The 14-track “Before Love Came to Kill Us” shows off multiple sides to Reyez, who isn't easy to categorize. There's some hip-hop, downer R&B, arena ballads and pop. Whatever it sounds like, it's intense.

“If I blow your brains out/I can guarantee that you’d forget her/If I blow your brains out/I can kiss it better,” Reyez sings on the first song, “Do You Love Her,” which casually mentions her Beretta.

She lets her fierce flag fly frequently on the album: “You make me wanna jump off the roof," she sings in one song. “My love is ruthless,” she sings on another. “I ain't a killa/I’ll let you breathe,” Reyez reassures on a third. She may rely on co-writers, but the lyrics are usually all hers and she shows her passion and her scars.

Reyez can modify her voice to be childlike or whispery and then zoom into pure gangsta menace. On the fantastic “Roof,” she raps with astonishing speed. She can pivot wonderfully from style to style, offering the spare, Spanish guitar-inflected “Intruders” one moment and then sing entirely in Spanish on “La Memoria.”

Not all of it works, including the Eminem collaboration “Coffin” that seems unbalanced. But the other featured artist, 6LACK, does better on the terrific R&B hit “Imported,” in which Reyez's voice flutters and she cracks herself up.
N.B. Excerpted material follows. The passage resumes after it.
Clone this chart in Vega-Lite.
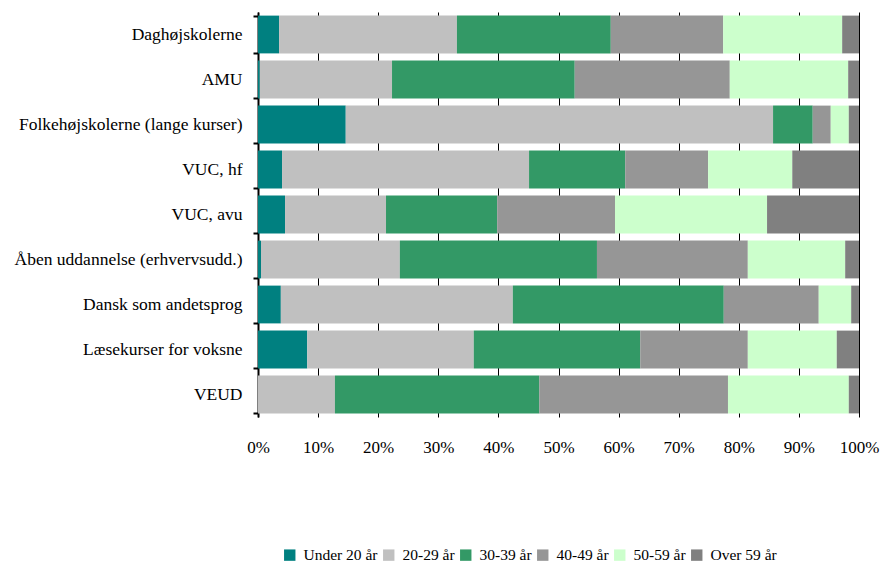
{
  "$schema": "https://vega.github.io/schema/vega-lite/v6.json",
  "width": 601,
  "height": 405,
  "autosize": "none",
  "padding": {"left": 258, "top": 12, "right": 32, "bottom": 148},
  "background": "white",
  "config": {
    "font": "Liberation Serif",
    "view": {"stroke": null},
    "axis": {"labelFont": "Liberation Serif"},
    "legend": {"labelFont": "Liberation Serif"}
  },
  "data": {
    "values": [
      {"uddannelse": "Daghøjskolerne", "alder": "Under 20 år", "andel": 3.5},
      {"uddannelse": "Daghøjskolerne", "alder": "20-29 år", "andel": 29.6},
      {"uddannelse": "Daghøjskolerne", "alder": "30-39 år", "andel": 25.6},
      {"uddannelse": "Daghøjskolerne", "alder": "40-49 år", "andel": 18.7},
      {"uddannelse": "Daghøjskolerne", "alder": "50-59 år", "andel": 19.8},
      {"uddannelse": "Daghøjskolerne", "alder": "Over 59 år", "andel": 2.8},
      {"uddannelse": "AMU", "alder": "Under 20 år", "andel": 0.3},
      {"uddannelse": "AMU", "alder": "20-29 år", "andel": 22.0},
      {"uddannelse": "AMU", "alder": "30-39 år", "andel": 30.4},
      {"uddannelse": "AMU", "alder": "40-49 år", "andel": 25.8},
      {"uddannelse": "AMU", "alder": "50-59 år", "andel": 19.7},
      {"uddannelse": "AMU", "alder": "Over 59 år", "andel": 1.8},
      {"uddannelse": "Folkehøjskolerne (lange kurser)", "alder": "Under 20 år", "andel": 14.6},
      {"uddannelse": "Folkehøjskolerne (lange kurser)", "alder": "20-29 år", "andel": 71.1},
      {"uddannelse": "Folkehøjskolerne (lange kurser)", "alder": "30-39 år", "andel": 6.6},
      {"uddannelse": "Folkehøjskolerne (lange kurser)", "alder": "40-49 år", "andel": 3.0},
      {"uddannelse": "Folkehøjskolerne (lange kurser)", "alder": "50-59 år", "andel": 3.0},
      {"uddannelse": "Folkehøjskolerne (lange kurser)", "alder": "Over 59 år", "andel": 1.7},
      {"uddannelse": "VUC, hf", "alder": "Under 20 år", "andel": 4.0},
      {"uddannelse": "VUC, hf", "alder": "20-29 år", "andel": 41.1},
      {"uddannelse": "VUC, hf", "alder": "30-39 år", "andel": 16.0},
      {"uddannelse": "VUC, hf", "alder": "40-49 år", "andel": 13.8},
      {"uddannelse": "VUC, hf", "alder": "50-59 år", "andel": 14.0},
      {"uddannelse": "VUC, hf", "alder": "Over 59 år", "andel": 11.1},
      {"uddannelse": "VUC, avu", "alder": "Under 20 år", "andel": 4.5},
      {"uddannelse": "VUC, avu", "alder": "20-29 år", "andel": 16.8},
      {"uddannelse": "VUC, avu", "alder": "30-39 år", "andel": 18.5},
      {"uddannelse": "VUC, avu", "alder": "40-49 år", "andel": 19.6},
      {"uddannelse": "VUC, avu", "alder": "50-59 år", "andel": 25.3},
      {"uddannelse": "VUC, avu", "alder": "Over 59 år", "andel": 15.3},
      {"uddannelse": "Åben uddannelse (erhvervsudd.)", "alder": "Under 20 år", "andel": 0.5},
      {"uddannelse": "Åben uddannelse (erhvervsudd.)", "alder": "20-29 år", "andel": 23.1},
      {"uddannelse": "Åben uddannelse (erhvervsudd.)", "alder": "30-39 år", "andel": 32.8},
      {"uddannelse": "Åben uddannelse (erhvervsudd.)", "alder": "40-49 år", "andel": 25.1},
      {"uddannelse": "Åben uddannelse (erhvervsudd.)", "alder": "50-59 år", "andel": 16.2},
      {"uddannelse": "Åben uddannelse (erhvervsudd.)", "alder": "Over 59 år", "andel": 2.3},
      {"uddannelse": "Dansk som andetsprog", "alder": "Under 20 år", "andel": 3.8},
      {"uddannelse": "Dansk som andetsprog", "alder": "20-29 år", "andel": 38.6},
      {"uddannelse": "Dansk som andetsprog", "alder": "30-39 år", "andel": 35.1},
      {"uddannelse": "Dansk som andetsprog", "alder": "40-49 år", "andel": 15.8},
      {"uddannelse": "Dansk som andetsprog", "alder": "50-59 år", "andel": 5.4},
      {"uddannelse": "Dansk som andetsprog", "alder": "Over 59 år", "andel": 1.3},
      {"uddannelse": "Læsekurser for voksne", "alder": "Under 20 år", "andel": 8.2},
      {"uddannelse": "Læsekurser for voksne", "alder": "20-29 år", "andel": 27.7},
      {"uddannelse": "Læsekurser for voksne", "alder": "30-39 år", "andel": 27.7},
      {"uddannelse": "Læsekurser for voksne", "alder": "40-49 år", "andel": 17.9},
      {"uddannelse": "Læsekurser for voksne", "alder": "50-59 år", "andel": 14.8},
      {"uddannelse": "Læsekurser for voksne", "alder": "Over 59 år", "andel": 3.7},
      {"uddannelse": "VEUD", "alder": "Under 20 år", "andel": 0.0},
      {"uddannelse": "VEUD", "alder": "20-29 år", "andel": 12.8},
      {"uddannelse": "VEUD", "alder": "30-39 år", "andel": 34.0},
      {"uddannelse": "VEUD", "alder": "40-49 år", "andel": 31.4},
      {"uddannelse": "VEUD", "alder": "50-59 år", "andel": 20.1},
      {"uddannelse": "VEUD", "alder": "Over 59 år", "andel": 1.7}
    ]
  },
  "transform": [
    {"window": [{"op": "row_number", "as": "rang"}], "groupby": ["uddannelse"]}
  ],
  "mark": {"type": "bar"},
  "encoding": {
    "y": {
      "field": "uddannelse",
      "type": "nominal",
      "sort": null,
      "scale": {"paddingInner": 0.16, "paddingOuter": 0.08},
      "axis": {
        "title": null,
        "domainColor": "#000000",
        "domainWidth": 2,
        "tickColor": "#000000",
        "tickWidth": 2,
        "tickSize": 5,
        "tickBand": "extent",
        "labelFont": "Liberation Serif",
        "labelFontSize": 17.5,
        "labelColor": "#000000",
        "labelPadding": 11,
        "labelLimit": 300
      }
    },
    "x": {
      "field": "andel",
      "type": "quantitative",
      "stack": "normalize",
      "scale": {"domain": [0, 1], "nice": false},
      "axis": {
        "title": null,
        "values": [0, 0.1, 0.2, 0.3, 0.4, 0.5, 0.6, 0.7, 0.8, 0.9, 1],
        "format": ".0%",
        "domain": false,
        "ticks": false,
        "grid": true,
        "gridColor": "#000000",
        "gridWidth": 1,
        "labelFont": "Liberation Serif",
        "labelFontSize": 17,
        "labelColor": "#000000",
        "labelPadding": 22,
        "labelFlush": false
      }
    },
    "order": {"field": "rang", "type": "quantitative", "sort": "ascending"},
    "color": {
      "field": "alder",
      "type": "nominal",
      "scale": {
        "domain": ["Under 20 år", "20-29 år", "30-39 år", "40-49 år", "50-59 år", "Over 59 år"],
        "range": ["#008080", "#C0C0C0", "#339966", "#969696", "#CCFFCC", "#808080"]
      },
      "legend": {
        "title": null,
        "orient": "none",
        "direction": "horizontal",
        "legendX": 24,
        "legendY": 535,
        "symbolType": "square",
        "symbolSize": 130,
        "symbolStrokeWidth": 0,
        "symbolOpacity": 1,
        "labelFont": "Liberation Serif",
        "labelFontSize": 15.5,
        "labelColor": "#000000",
        "labelOffset": 6,
        "columnPadding": 3
      }
    }
  }
}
“Same Side” rather meanders, without the bite of the other songs. And “Dope” simply grates. (Plus “Far Away,” a fantastic immigrant's love song, is unfortunately not on the main album but on the one exclusive for Target.)

But there's no denying this rising artist, who already has a Grammy nomination for her 2018 EP “Being Human in Public.” On the single “Ankles” from the new album, Reyez boasts that no rival can measure up to her ankles. She's right.